BAE Systems Accused Of 'Bailing Out' Over UK Job Cuts

BAE 'Bailed Out' On UK Workers
|

Leaders at defence company BAE Systems were accused of not doing enough to save UK jobs at a factory threatened by redundancies on Wednesday.

Hundreds of staff from the factory at Brough, East Yorkshire, staged a protest outside the company's annual meeting in central London and lobbied shareholders for support.

The company announced thousands of job cuts last year, including the end of manufacturing at Brough, home of the Hawk aircraft, with the loss of hundreds of posts.

Unite national officer Ian Waddell said the company had made a "fundamental mistake" in deciding to end manufacturing at Brough.

One of the workers, Steve Olsen, told the board in a question and answer session that BAE was not doing enough to save jobs at Brough.

"You are bailing out very easily.
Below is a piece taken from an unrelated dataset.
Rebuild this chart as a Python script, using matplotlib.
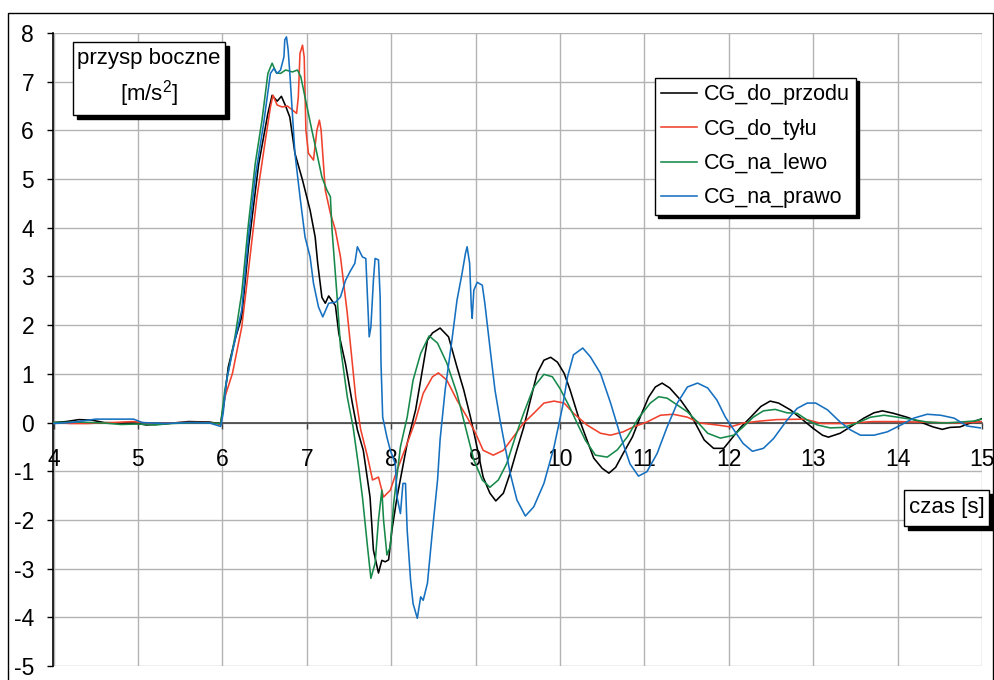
import matplotlib
matplotlib.use("Agg")
import matplotlib.pyplot as plt
from matplotlib.patches import Rectangle

plt.rcParams['font.family'] = ['Liberation Sans', 'DejaVu Sans']
plt.rcParams['axes.unicode_minus'] = False
plt.rcParams['mathtext.fontset'] = 'custom'
plt.rcParams['mathtext.rm'] = 'Liberation Sans'

# czas [s] / przyspieszenie boczne [m/s2] dla czterech polozen srodka ciezkosci
t_przod = [4.0, 4.15, 4.3, 4.45, 4.6, 4.8, 5.0, 5.1, 5.3, 5.6, 5.85, 5.98, 6.02, 6.07, 6.15,
           6.23, 6.31, 6.43, 6.54, 6.59, 6.65, 6.70, 6.75, 6.80, 6.86, 6.95, 7.04, 7.10, 7.13,
           7.18, 7.22, 7.26, 7.30, 7.34, 7.38, 7.46, 7.54, 7.60, 7.67, 7.75, 7.79, 7.85, 7.89,
           7.93, 7.97, 8.01, 8.07, 8.13, 8.19, 8.29, 8.35, 8.43, 8.49, 8.58, 8.68, 8.78, 8.86,
           8.94, 9.00, 9.09, 9.17, 9.24, 9.33, 9.41, 9.49, 9.57, 9.65, 9.73, 9.81, 9.89, 9.97,
           10.05, 10.12, 10.22, 10.32, 10.40, 10.50, 10.58, 10.66, 10.75, 10.86, 10.95, 11.05,
           11.13, 11.21, 11.30, 11.43, 11.54, 11.63, 11.71, 11.82, 11.94, 12.02, 12.14, 12.26,
           12.38, 12.49, 12.59, 12.73, 12.88, 13.0, 13.11, 13.18, 13.32, 13.44, 13.6, 13.72,
           13.82, 13.95, 14.11, 14.27, 14.42, 14.53, 14.62, 14.74, 14.86, 15.0]
a_przod = [0.0, 0.02, 0.06, 0.05, 0.0, -0.01, -0.02, -0.05, -0.03, 0.02, 0.01, -0.03, 0.4, 1.14, 1.7,
           2.17, 3.6, 5.3, 6.35, 6.72, 6.6, 6.7, 6.5, 6.27, 5.53, 4.98, 4.36, 3.81, 3.27,
           2.57, 2.45, 2.6, 2.5, 2.4, 1.83, 1.2, 0.40, -0.15, -0.57, -1.53, -2.62, -3.09, -2.83,
           -2.86, -2.82, -2.2, -1.53, -0.98, -0.43, 0.26, 0.87, 1.69, 1.84, 1.94, 1.76, 1.14, 0.67,
           0.11, -0.36, -1.12, -1.45, -1.61, -1.45, -1.04, -0.56, -0.1, 0.46, 1.01, 1.28, 1.34, 1.24,
           1.01, 0.67, 0.11, -0.36, -0.73, -0.94, -1.04, -0.92, -0.63, -0.29, 0.11, 0.52,
           0.73, 0.81, 0.71, 0.46, 0.19, -0.1, -0.36, -0.53, -0.53, -0.36, -0.1, 0.11,
           0.33, 0.44, 0.40, 0.26, 0.05, -0.12, -0.26, -0.3, -0.22, -0.09, 0.09, 0.2,
           0.24, 0.19, 0.11, 0.01, -0.09, -0.14, -0.1, -0.09, -0.01, 0.08]

t_tyl = [4.0, 4.2, 4.4, 4.7, 4.95, 5.2, 5.5, 5.8, 5.98, 6.03, 6.12, 6.23, 6.31, 6.41, 6.51,
         6.57, 6.60, 6.65, 6.71, 6.77, 6.83, 6.88, 6.90, 6.92, 6.95, 6.97, 6.99, 7.02, 7.08,
         7.12, 7.15, 7.17, 7.22, 7.28, 7.34, 7.40, 7.48, 7.54, 7.58, 7.64, 7.72, 7.78, 7.85,
         7.91, 7.99, 8.07, 8.19, 8.29, 8.38, 8.49, 8.56, 8.66, 8.78, 8.90, 9.0, 9.09, 9.21,
         9.33, 9.45, 9.57, 9.69, 9.81, 9.93, 10.05, 10.16, 10.32, 10.48, 10.60, 10.75, 10.87,
         11.03, 11.19, 11.34, 11.51, 11.66, 11.86, 12.02, 12.17, 12.37, 12.57, 12.9, 13.1,
         13.4, 13.7, 14.0, 14.5, 14.8, 15.0]
a_tyl = [0.0, -0.02, -0.02, 0.0, 0.02, -0.03, 0.0, 0.0, -0.03, 0.52, 1.01, 1.96, 3.13, 4.63, 5.80,
         6.48, 6.72, 6.52, 6.48, 6.50, 6.42, 6.35, 6.68, 7.58, 7.75, 7.51, 6.01, 5.53, 5.39,
         6.0, 6.21, 6.01, 4.77, 4.30, 3.95, 3.4, 2.25, 1.22, 0.52, -0.15, -0.7, -1.18, -1.12,
         -1.53, -1.39, -0.98, -0.43, 0.05, 0.6, 0.94, 1.02, 0.87, 0.46, 0.11, -0.22, -0.57, -0.67,
         -0.57, -0.29, -0.01, 0.19, 0.40, 0.44, 0.40, 0.19, -0.05, -0.22, -0.26, -0.19, -0.09,
         0.01, 0.15, 0.17, 0.11, -0.01, -0.05, -0.09, -0.01, 0.03, 0.06, 0.07, -0.02,
         -0.02, 0.02, 0.02, 0.0, -0.01, 0.02]

t_lewo = [4.0, 4.3, 4.6, 4.8, 5.0, 5.2, 5.4, 5.7, 5.98, 6.03, 6.15, 6.23, 6.31, 6.39, 6.47,
          6.54, 6.59, 6.64, 6.69, 6.75, 6.83, 6.89, 6.93, 6.98, 7.06, 7.12, 7.18, 7.24, 7.28,
          7.30, 7.36, 7.40, 7.48, 7.55, 7.61, 7.66, 7.72, 7.76, 7.81, 7.85, 7.89, 7.91, 7.95,
          7.99, 8.03, 8.11, 8.19, 8.26, 8.35, 8.45, 8.55, 8.66, 8.78, 8.88, 8.98, 9.08, 9.17,
          9.27, 9.37, 9.47, 9.57, 9.69, 9.81, 9.91, 10.0, 10.12, 10.20, 10.30, 10.42, 10.56,
          10.68, 10.80, 10.93, 11.07, 11.17, 11.27, 11.39, 11.51, 11.63, 11.75, 11.90, 12.06,
          12.17, 12.29, 12.41, 12.55, 12.69, 12.81, 12.93, 13.05, 13.2, 13.36, 13.52, 13.68,
          13.84, 14.0, 14.15, 14.35, 14.54, 14.74, 14.9, 15.0]
a_lewo = [0.0, 0.01, -0.01, -0.04, -0.03, -0.05, -0.02, 0.0, -0.02, 0.67, 1.76, 2.66, 4.09, 5.32, 6.21,
          7.17, 7.38, 7.18, 7.17, 7.24, 7.20, 7.24, 7.10, 6.68, 6.01, 5.53, 5.04, 4.77, 4.64,
          3.95, 2.58, 1.55, 0.53, -0.1, -0.85, -1.53, -2.55, -3.2, -2.89, -2.0, -1.39, -2.0, -2.72,
          -2.55, -1.66, -0.5, 0.11, 0.87, 1.42, 1.78, 1.63, 1.22, 0.60, -0.09, -0.77, -1.18, -1.33,
          -1.18, -0.84, -0.3, 0.19, 0.73, 0.99, 0.94, 0.7, 0.3, 0.0, -0.36, -0.67, -0.71,
          -0.56, -0.29, 0.09, 0.40, 0.53, 0.50, 0.36, 0.22, 0.01, -0.22, -0.32, -0.26,
          -0.09, 0.11, 0.24, 0.27, 0.2, 0.19, 0.05, -0.05, -0.11, -0.1, -0.01, 0.11,
          0.15, 0.11, 0.07, 0.01, -0.01, 0.01, 0.03, 0.07]

t_prawo = [4.0, 4.2, 4.5, 4.95, 5.05, 5.3, 5.6, 5.85, 5.98, 6.01, 6.05, 6.15, 6.23, 6.31, 6.39,
           6.49, 6.57, 6.61, 6.65, 6.69, 6.73, 6.74, 6.76, 6.78, 6.80, 6.83, 6.86, 6.92, 6.98,
           7.04, 7.08, 7.14, 7.19, 7.26, 7.34, 7.40, 7.46, 7.51, 7.57, 7.60, 7.62, 7.66, 7.70,
           7.72, 7.74, 7.76, 7.79, 7.81, 7.85, 7.87, 7.88, 7.90, 7.95, 7.99, 8.05, 8.07, 8.11,
           8.14, 8.17, 8.19, 8.23, 8.26, 8.31, 8.35, 8.38, 8.43, 8.49, 8.55, 8.58, 8.64, 8.72,
           8.78, 8.84, 8.88, 8.90, 8.93, 8.95, 8.96, 8.98, 9.02, 9.08, 9.11, 9.17, 9.23, 9.29,
           9.35, 9.41, 9.49, 9.59, 9.69, 9.81, 9.93, 10.03, 10.09, 10.16, 10.27, 10.36, 10.48,
           10.60, 10.72, 10.83, 10.93, 11.03, 11.15, 11.27, 11.39, 11.51, 11.63, 11.75, 11.86,
           11.96, 12.06, 12.17, 12.28, 12.41, 12.53, 12.69, 12.81, 12.93, 13.03, 13.17, 13.32,
           13.44, 13.56, 13.72, 13.88, 14.04, 14.19, 14.35, 14.51, 14.67, 14.82, 14.98]
a_prawo = [-0.02, 0.0, 0.07, 0.07, 0.0, -0.02, 0.0, -0.01, -0.08, 0.19, 0.87, 1.69, 2.31, 3.81, 5.04,
           6.15, 7.17, 7.27, 7.17, 7.24, 7.51, 7.86, 7.92, 7.65, 7.17, 6.35, 5.53, 4.64, 3.81,
           3.4, 2.86, 2.37, 2.17, 2.45, 2.47, 2.58, 2.92, 3.09, 3.27, 3.61, 3.54, 3.40, 3.37,
           2.58, 1.76, 1.96, 2.92, 3.37, 3.34, 2.58, 1.22, 0.11, -0.30, -0.57, -0.85, -1.53, -1.87,
           -1.25, -1.25, -2.21, -3.23, -3.72, -4.02, -3.58, -3.65, -3.30, -2.21, -1.18, -0.35, 0.67, 1.69,
           2.51, 3.06, 3.47, 3.61, 3.27, 2.37, 2.14, 2.72, 2.88, 2.82, 2.45, 1.55, 0.67, 0.05,
           -0.5, -1.04, -1.59, -1.92, -1.73, -1.25, -0.5, 0.32, 0.94, 1.39, 1.53, 1.35, 1.01,
           0.40, -0.29, -0.85, -1.1, -1.01, -0.64, -0.09, 0.40, 0.73, 0.81, 0.71, 0.46,
           0.11, -0.15, -0.43, -0.59, -0.53, -0.33, 0.05, 0.29, 0.40, 0.40, 0.26, 0.01,
           -0.15, -0.26, -0.26, -0.19, -0.05, 0.09, 0.17, 0.15, 0.09, -0.07, -0.11]

serie = [
    (t_przod, a_przod, 'CG_do_przodu', '#000000'),
    (t_tyl, a_tyl, 'CG_do_tyłu', '#f0412d'),
    (t_lewo, a_lewo, 'CG_na_lewo', '#17894a'),
    (t_prawo, a_prawo, 'CG_na_prawo', '#1670c0'),
]

W, H = 995, 680
fig = plt.figure(figsize=(W / 100, H / 100), dpi=100)
ax = fig.add_axes([53.5 / W, 1 - 666 / H, (982 - 53.5) / W, (666 - 33) / H])


def fx(px):
    return px / W


def fy(py):
    return 1 - py / H


# ramka calego wykresu
fig.add_artist(Rectangle((fx(8), -0.01), fx(993) - fx(8), fy(13) + 0.01,
                         transform=fig.transFigure, fill=False, edgecolor='black', lw=1.0))

for t, a, nazwa, kolor in serie:
    ax.plot(t, a, color=kolor, lw=1.15, label=nazwa, zorder=3)

ax.set_xlim(4, 15)
ax.set_ylim(-5, 8)
ax.set_xticks(range(4, 16))
ax.set_yticks(range(-5, 9))
ax.grid(True, color='#b3b3b3', lw=1.0, zorder=0)
ax.set_axisbelow(True)

ax.spines['top'].set_visible(False)
ax.spines['right'].set_visible(False)
ax.spines['bottom'].set_position(('data', 0))
ax.spines['bottom'].set_color('#404040')
ax.spines['bottom'].set_linewidth(1.2)
ax.spines['left'].set_linewidth(1.2)
ax.tick_params(axis='x', direction='out', length=4, width=1, color='#404040', pad=14, labelsize=16.5)
ax.tick_params(axis='y', direction='out', length=4, width=1, pad=10, labelsize=16.5)


def ramka(x0, y0, x1, y1, tekst, size=16):
    fig.add_artist(Rectangle((fx(x0 + 4), fy(y1 + 4)), fx(x1) - fx(x0), fy(y0) - fy(y1),
                             transform=fig.transFigure, facecolor='black', edgecolor='black', zorder=5))
    fig.add_artist(Rectangle((fx(x0), fy(y1)), fx(x1) - fx(x0), fy(y0) - fy(y1),
                             transform=fig.transFigure, facecolor='white', edgecolor='black',
                             lw=1.0, zorder=6))
    fig.text(fx((x0 + x1) / 2), fy((y0 + y1) / 2), tekst, ha='center', va='center',
             fontsize=size, linespacing=1.4, zorder=7)


ramka(73, 42, 225, 115, 'przysp boczne\n[m/s$^2$]')
ramka(904, 490, 989, 526, 'czas [s]')

leg = ax.legend(loc='upper left', bbox_to_anchor=(fx(655), fy(78)), bbox_transform=fig.transFigure,
                fontsize=15.5, frameon=True, fancybox=False, edgecolor='black', framealpha=1,
                borderpad=0.3, handlelength=1.65, handletextpad=0.3, labelspacing=0.62,
                borderaxespad=0, shadow={'facecolor': 'black', 'edgecolor': 'black', 'alpha': 1})
leg.get_frame().set_linewidth(1.0)

fig.savefig('out.png', dpi=100)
The company can do more for people who work at Brough."

BAE Systems chairman Dick Olver said job cuts had been "unavoidable and imperative" because of the challenges facing the company.

He acknowledged the effect of the job cuts in Brough but said the company had to respond to the changing demands of its customers.

"Governments are quite rightly taking hard decisions on how to spend taxpayers' money."

MPs Alan Johnson (Labour) and David Davis (Conservative), whose constituencies are close to the Brough factory, addressed hundreds of workers at a rally close to the AGM in Westminster, speaking out in support of the campaign to save jobs.

Another Brough worker, Paul Bell, asked how the board could be given a pay rise when so many workers were being sacked.

He told the chairman that Brough had been a manufacturing site for more than 100 years, with generations of families working there.

"I call for an investigation into this - it is totally disrespectful. And how can you justify your own remuneration packages?

"You have not performed and are giving yourselves a pay rise. We have performed well but we are being sacked," Bell said.

Brough worker David Bird was close to tears when he told the chairman he faced redundancy after 21 years at the company.

Olver said the firm was working to mitigate the effect of the decision to end manufacturing at Brough, adding that hopefully the final number of job losses would be fewer than the 900 announced.